The future annual FIFA club competition is a planned annual international men's association football competition organised by the Fédération Internationale de Football Association (FIFA), the sport's global governing body. The first edition is scheduled to take place in 2024. The competition will feature the club champions of the six confederations of FIFA, and will be played as a knockout tournament with the European team receiving a bye to the final.

Background
On 16 December 2022, the FIFA Council approved the expansion of the FIFA Club World Cup from seven to thirty-two teams beginning in 2025. The 2023 tournament will therefore be the last played under the previous format.
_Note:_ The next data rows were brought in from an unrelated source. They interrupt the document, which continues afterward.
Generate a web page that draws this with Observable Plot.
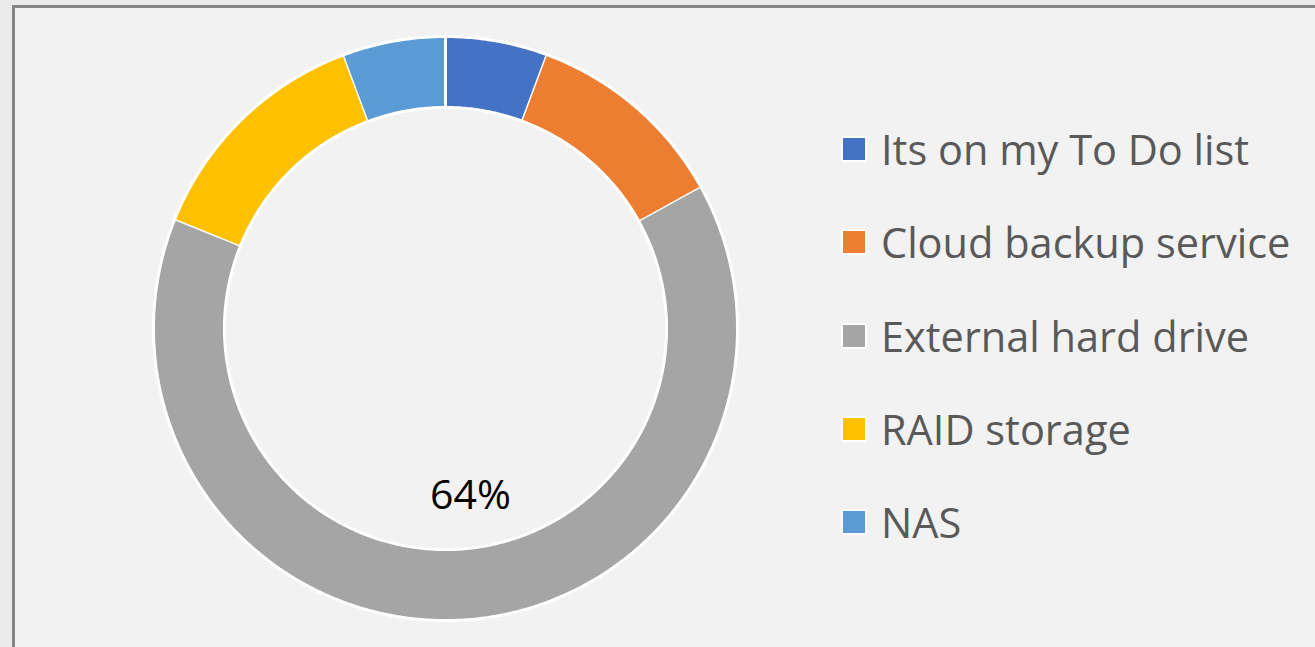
<!DOCTYPE html>
<html>
<head>
<meta charset="utf-8">
<script src="https://cdn.jsdelivr.net/npm/d3@7"></script>
<script src="https://cdn.jsdelivr.net/npm/@observablehq/plot@0.6"></script>
<style>
  html, body { margin: 0; padding: 0; background: #ebebeb; }
  #frame { position: absolute; left: 12px; top: 5px; width: 1320px; height: 660px;
           background: #f2f2f2; border-left: 3px solid #858585; border-top: 3px solid #858585; }
  #chart { position: absolute; left: 0; top: 0; }
  #legend { position: absolute; left: 0; top: 0; }
  .item { position: absolute; left: 841px; display: flex; align-items: center;
          font-family: "Open Sans", sans-serif; font-size: 41.5px; color: #595959; white-space: nowrap; }
  .sw { width: 22px; height: 22px; border: 2.5px solid #ffffff; margin-right: 14px; }
</style>
</head>
<body>
<div id="frame"></div>
<div id="chart"></div>
<div id="legend"></div>
<script>
const categories = ["Its on my To Do list", "Cloud backup service", "External hard drive", "RAID storage", "NAS"];
const values = [3, 6, 34, 7, 3];
const colors = ["#4472c4", "#ed7d31", "#a5a5a5", "#ffc000", "#5b9bd5"];
const labeled = ["External hard drive"];

const inner = 0.757;
const total = d3.sum(values);
const pie = d3.pie().sort(null).value(d => d.value)(categories.map((c, i) => ({category: c, value: values[i]})));

const pts = [];
const labels = [];
for (const a of pie) {
  const n = Math.max(8, Math.ceil((a.endAngle - a.startAngle) / (Math.PI / 360)));
  for (let k = 0; k <= n; k++) {
    const t = a.startAngle + (a.endAngle - a.startAngle) * k / n;
    pts.push({category: a.data.category, x: Math.sin(t), y: Math.cos(t)});
  }
  for (let k = n; k >= 0; k--) {
    const t = a.startAngle + (a.endAngle - a.startAngle) * k / n;
    pts.push({category: a.data.category, x: inner * Math.sin(t), y: inner * Math.cos(t)});
  }
  if (labeled.includes(a.data.category)) {
    const m = (a.startAngle + a.endAngle) / 2;
    labels.push({x: 0.575 * Math.sin(m), y: 0.575 * Math.cos(m),
                 text: Math.round(100 * a.data.value / total) + "%"});
  }
}

const chart = Plot.plot({
  width: 1315, height: 647,
  marginLeft: 153, marginRight: 578, marginTop: 36, marginBottom: 27,
  x: {domain: [-1, 1], axis: null},
  y: {domain: [-1, 1], axis: null},
  color: {domain: categories, range: colors},
  style: {background: "transparent", overflow: "visible"},
  marks: [
    Plot.line(pts, {x: "x", y: "y", z: "category", fill: "category", stroke: "#ffffff", strokeWidth: 3, strokeLinejoin: "miter", curve: "linear"}),
    Plot.text(labels, {x: "x", y: "y", text: "text", dx: 15, fontSize: 41, fill: "#000000", fontFamily: "Open Sans"})
  ]
});
document.getElementById("chart").appendChild(chart);

const legend = document.getElementById("legend");
categories.forEach((c, i) => {
  const row = document.createElement("div");
  row.className = "item";
  row.style.top = (149 + i * 93.3 - 30) + "px";
  row.style.height = "60px";
  const sw = document.createElement("div");
  sw.className = "sw";
  sw.style.background = colors[i];
  const tx = document.createElement("span");
  tx.textContent = c;
  row.appendChild(sw);
  row.appendChild(tx);
  legend.appendChild(row);
});
</script>
</body>
</html>
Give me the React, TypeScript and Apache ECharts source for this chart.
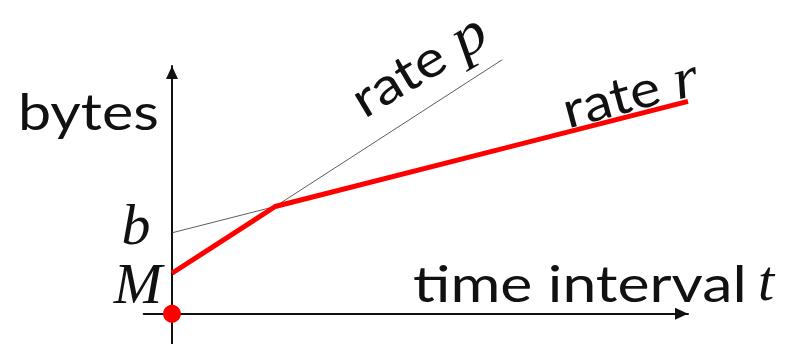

However, confederations expressed to FIFA the need for the champions of their top club competitions to still play each other annually to "stimulate competitiveness". Therefore, on 14 March 2023, the FIFA Council approved a strategic concept for an annual club competition beginning in 2024. It will feature the champions of the top club competitions of the six confederations of FIFA, namely the AFC Champions League, Africa Super League, CONCACAF Champions League, Copa Libertadores, OFC Champions League and UEFA Champions League. The competition will feature a series of intercontinental play-offs between clubs from all confederations except UEFA, whose club will receive a bye to the final. The final between the winners of the play-offs and UEFA Champions League will take place at a neutral venue, with the winning club crowned champions of the competition.